31 May 2016 – Expansión
The political uncertainty in Spain is hanging over the real estate sector, which, despite continuing to be active, is not shining with the same splendour that it did in 2015. Specifically, real estate investment during the first quarter of the year exceeded €2,100 million, which represents a 25% decrease with respect to 2015, according to data from CBRE.
The segment most affected by this slowdown was offices, where investment declined by 70% during the first three months of the year, to €180 million. Meanwhile, investment in retail amounted to around €770 million, almost 45% less. By contrast, investment in the logistics sector amounted to €200 million, compared with €80 million in the same period a year earlier. In other sectors – residential and hotels – investment amounted to more than €1,000 million, compared with €885 million during Q1 2015.
Pedro Lacambra, manager at Ibercaja Gestión, explained that the Spanish real estate market is showing signs of a slowdown, which is accentuated in certain business segments, such as offices. The expert said that Socimis account for 40% of all investment in offices, and that they are having to raise new funds to grow and invest in assets. Moreover, he said that the office business requires greater demand for space from existing companies, as well as the appearance of new companies and multinationals arriving in Spain. For Lacambra, the current panorama of political uncertainty does not encourage any of these scenarios.

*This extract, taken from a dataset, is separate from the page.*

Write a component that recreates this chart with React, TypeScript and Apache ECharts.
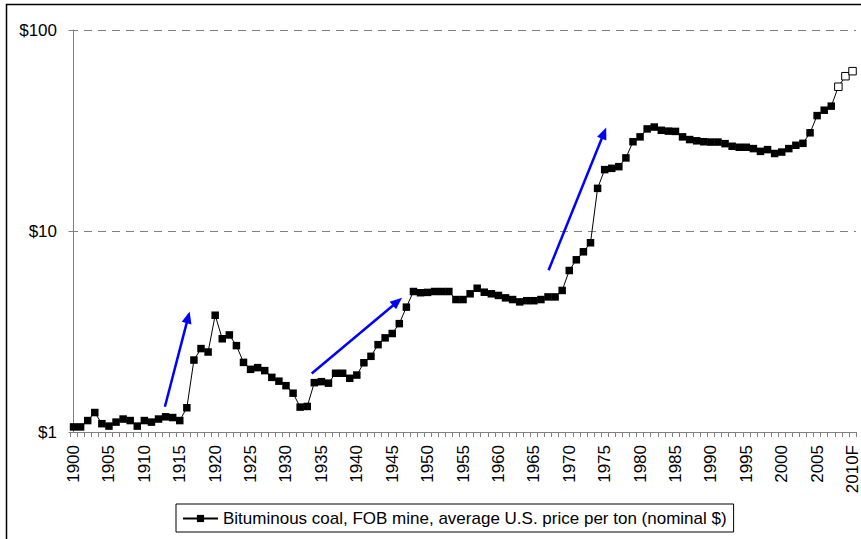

Meanwhile, Daniel Pingarrón, market strategist at IG, considers that the political uncertainty is weighing down more on the Socimis and real estate companies than on players in other sectors. “ The stock exchanges and financial markets are more globalised and depend a lot less on politics and local factors. By contrast, the real estate sector is more sensitive, as we have seen with Operación Chamartín and Operación Campamento”.
In this sense, the analyst thinks that some investors are waiting for the uncertainty surrounding the formation of the future Government to be resolved before entering Spain.
Taxation of the Socimis
The analyst at Selfbank, Victoria Torres, explains that the political uncertainty that currently exists in Spain is one of the factors that is significantly affecting the real estate sector, which is very sensitive to the legislation in force. “There is a fear that a change in Government could increase the tax charges for Socimis. For that reason, we are not seeing any massive sales, but rather defensive moves to reduce positions until after the General Election”, explains Torres.
Torres thinks that these companies are helping to boost a depressed sector thanks to the tax benefits that they enjoy, amongst other reasons. Socimis pay Corporation Tax at a special rate of 0%, receive a 95% rebate on Stamp Duty (AJD) and Property Transfer Tax (ITP) on capital gains, and do not retain the dividends distributed to their shareholders, which include both individuals and corporations.
For Torres, the new concerns over the sector come at a key moment for the firms, especially Hispania, which is preparing a €231 million capital increase. (…).
Gonzalo Sánchez, analyst at Gesconsult, shares the same view. For him a more or less similar Government would benefit these companies. “Behind the Socimis are overseas investors, who want to have their money where they can see it and to avoid the chance of any nasty surprises”, he added. (…).